Gunnar Hoffmanns Fraktionskollege Manfred Kuge bestätigt, die Entscheidung für die Pflanzkübel sei von den Stadträten gefasst und auch getragen worden. Es habe ausführliche Debatten über die zu bestellenden Elemente gegeben. 

Vollends zufrieden ist aber auch nicht jeder mit dem, was am Ende herausgekommen ist. "Ich will mich da nicht vor der Verantwortung drücken", sagt CDU-Stadtrat Kurt Hähnichen. Ja, er habe damals die Umgestaltung in dieser Form mitgetragen. "Aber von den Proportionen war ich nun doch überrascht", sagt Hähnichen im Gespräch mit der SZ. Schon im November hatte er sich danach erkundigt - aus Sorge, dass die Kübel etwa bei Veranstaltungen wie der Automeile für Platzprobleme auf dem Boulevard sorgen könnten. 

Stadtrat Kurt Hähnichen (CDU) stimmte für die Umgestaltung der Hauptstraße - und damit auch für die Pflanzkübel. Deren Größe hat ihn aber doch überrascht, sagt er. 
Stadtrat Kurt Hähnichen (CDU) stimmte für die Umgestaltung der Hauptstraße - und damit auch für die Pflanzkübel. Deren Größe hat ihn aber doch überrascht, sagt er.  © Sebastian Schultz

Platzprobleme allerdings hat es schon vorher gegeben. Die Kehrmaschine kam am Dienstag erst einmal nicht zwischen den Kübeln durch, berichten Augenzeugen. Außerdem befürchten Anwohner, dass die Behälter abermals als Müllkippe und Aschenbecher missbraucht werden, wie ihre kleineren Vorgänger. 

Stadtverwaltung bittet um Geduld

Der Oberbürgermeister bittet in dem Zusammenhang um Geduld. "Wir werden die Behälter jetzt bis März bepflanzen und schauen, wie es dann aussieht", sagt Marco Müller. Geplant sind als kleine Bäume oder Sträucher Felsenbirnen und als sogenannte Unterpflanzung Storchschnabel und Frauenmantel. Einige Kommentatoren auf Facebook sehen die Sache ähnlich.
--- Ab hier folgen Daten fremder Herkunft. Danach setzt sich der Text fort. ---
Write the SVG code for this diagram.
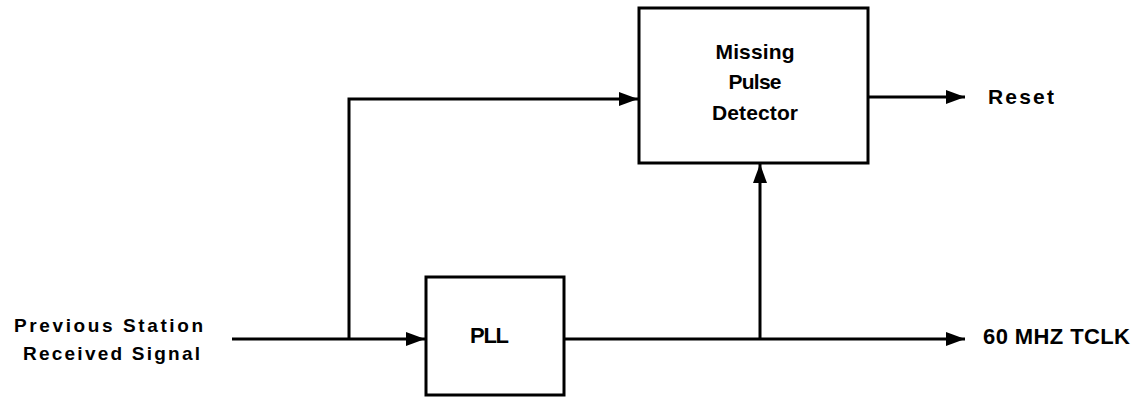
<svg xmlns="http://www.w3.org/2000/svg" width="1148" height="398" viewBox="0 0 1148 398">
<style>
.box{fill:#fff;stroke:#000;stroke-width:3}
.wire{fill:none;stroke:#000;stroke-width:3}
.t{font-family:"Liberation Sans",Arial,sans-serif;font-weight:bold;fill:#000}
</style>
<defs>
<marker id="ah" markerUnits="userSpaceOnUse" markerWidth="20" markerHeight="16" refX="19" refY="8" orient="auto">
<path d="M0,1 L19,8 L0,15 Z" fill="#000"/>
</marker>
</defs>
<rect width="1148" height="398" fill="#fff"/>
<g id="connectors">
<path class="wire" d="M232,339 L425,339" marker-end="url(#ah)"/>
<path class="wire" d="M349,339 L349,99 L638,99" marker-end="url(#ah)"/>
<path class="wire" d="M564,339 L965,339" marker-end="url(#ah)"/>
<path class="wire" d="M760,339 L760,164" marker-end="url(#ah)"/>
<path class="wire" d="M868,97 L965,97" marker-end="url(#ah)"/>
</g>
<g id="mpd">
<rect class="box" x="639" y="8" width="229" height="155"/>
<text class="t" font-size="21" x="755" y="59" text-anchor="middle" textLength="79" lengthAdjust="spacing">Missing</text>
<text class="t" font-size="21" x="755" y="89" text-anchor="middle" textLength="53" lengthAdjust="spacing">Pulse</text>
<text class="t" font-size="21" x="755" y="120" text-anchor="middle" textLength="86" lengthAdjust="spacing">Detector</text>
</g>
<g id="pll">
<rect class="box" x="426" y="277" width="138" height="118"/>
<text class="t" font-size="22" x="470" y="343" textLength="39" lengthAdjust="spacing">PLL</text>
</g>
<g id="input">
<text class="t" font-size="19" x="14" y="332" textLength="189" lengthAdjust="spacing">Previous  Station</text>
<text class="t" font-size="19" x="23" y="360" textLength="177" lengthAdjust="spacing">Received  Signal</text>
</g>
<g id="reset">
<text class="t" font-size="21" x="988" y="104" textLength="66" lengthAdjust="spacing">Reset</text>
</g>
<g id="tclk">
<text class="t" font-size="22" x="983" y="344" textLength="147" lengthAdjust="spacing">60 MHZ TCLK</text>
</g>
</svg>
Tino Roßberg, der einst in Riesa für Stadtmarketing zuständig war, schreibt etwa: "Es gibt eine Regel beim Gestalten, Entwerfen, Erschaffen, die besagt, dass sich das Bild erst aus der Summe der Teile ergibt." Seiner Ansicht nach besteht Hoffnung, dass sich das Bild noch bessert. "Ideal sieht für mich anders aus, aber ich warte mit einer endgültigen Meinung ab, bis alles komplett ist. Quasi mit Baum und Borke."

Müllers Aussage lässt zumindest den Schluss zu, dass der Standort der 15 Blumenkübel entlang der Hauptstraße noch im Detail verändert werden könnte. Darauf hofft auch Kurt Hähnichen. Man sollte den Mut haben, "ohne Schuldzuweisungen zu schauen: War das tatsächlich das, was wir beschlossen haben?" Aus seiner Sicht bräuchte es noch einmal eine Begehung, um gegebenenfalls reagieren zu können. Ob so etwas noch einmal geplant ist, war am Freitag von der Stadtverwaltung zunächst nicht zu erfahren. 

Nachträglich den Standort zu verändern, dürfte jedenfalls schwierig werden: Sind sie einmal befüllt, soll ein einzelner Kübel bis zu sechs Tonnen schwer sein, heißt es.